→ DESCRIPTION OF THE TASK: Give back the full listing verbatim, apart from its images.

→ SUPPLIED INFORMATION:
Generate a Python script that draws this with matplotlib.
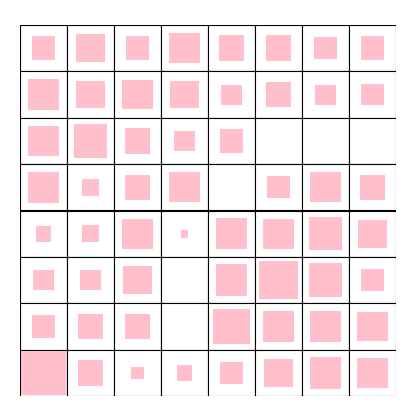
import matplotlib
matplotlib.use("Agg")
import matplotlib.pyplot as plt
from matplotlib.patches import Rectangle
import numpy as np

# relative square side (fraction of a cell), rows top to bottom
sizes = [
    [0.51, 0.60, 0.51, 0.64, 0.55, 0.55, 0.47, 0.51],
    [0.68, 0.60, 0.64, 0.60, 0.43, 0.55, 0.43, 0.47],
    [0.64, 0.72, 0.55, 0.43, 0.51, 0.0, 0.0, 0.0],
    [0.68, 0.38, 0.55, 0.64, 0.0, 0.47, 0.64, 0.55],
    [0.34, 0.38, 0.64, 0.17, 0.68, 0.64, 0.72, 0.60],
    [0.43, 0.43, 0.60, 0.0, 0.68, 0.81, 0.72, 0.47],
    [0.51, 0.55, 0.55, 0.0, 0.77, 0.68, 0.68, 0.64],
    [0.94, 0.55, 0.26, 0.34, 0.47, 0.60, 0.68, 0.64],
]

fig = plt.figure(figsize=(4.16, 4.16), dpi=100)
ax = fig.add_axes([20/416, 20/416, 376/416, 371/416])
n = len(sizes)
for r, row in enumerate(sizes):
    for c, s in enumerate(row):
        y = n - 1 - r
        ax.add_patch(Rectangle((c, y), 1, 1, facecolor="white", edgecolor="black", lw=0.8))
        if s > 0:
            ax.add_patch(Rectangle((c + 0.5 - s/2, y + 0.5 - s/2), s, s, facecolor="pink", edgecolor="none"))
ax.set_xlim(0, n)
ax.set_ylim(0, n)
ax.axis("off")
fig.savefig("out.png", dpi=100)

→ ANSWER TO THE EXERCISE:
Generate a Python script that draws this with matplotlib.
import matplotlib
matplotlib.use("Agg")
import matplotlib.pyplot as plt
from matplotlib.patches import Rectangle
import numpy as np

# relative square side (fraction of a cell), rows top to bottom
sizes = [
    [0.51, 0.60, 0.51, 0.64, 0.55, 0.55, 0.47, 0.51],
    [0.68, 0.60, 0.64, 0.60, 0.43, 0.55, 0.43, 0.47],
    [0.64, 0.72, 0.55, 0.43, 0.51, 0.0, 0.0, 0.0],
    [0.68, 0.38, 0.55, 0.64, 0.0, 0.47, 0.64, 0.55],
    [0.34, 0.38, 0.64, 0.17, 0.68, 0.64, 0.72, 0.60],
    [0.43, 0.43, 0.60, 0.0, 0.68, 0.81, 0.72, 0.47],
    [0.51, 0.55, 0.55, 0.0, 0.77, 0.68, 0.68, 0.64],
    [0.94, 0.55, 0.26, 0.34, 0.47, 0.60, 0.68, 0.64],
]

fig = plt.figure(figsize=(4.16, 4.16), dpi=100)
ax = fig.add_axes([20/416, 20/416, 376/416, 371/416])
n = len(sizes)
for r, row in enumerate(sizes):
    for c, s in enumerate(row):
        y = n - 1 - r
        ax.add_patch(Rectangle((c, y), 1, 1, facecolor="white", edgecolor="black", lw=0.8))
        if s > 0:
            ax.add_patch(Rectangle((c + 0.5 - s/2, y + 0.5 - s/2), s, s, facecolor="pink", edgecolor="none"))
ax.set_xlim(0, n)
ax.set_ylim(0, n)
ax.axis("off")
fig.savefig("out.png", dpi=100)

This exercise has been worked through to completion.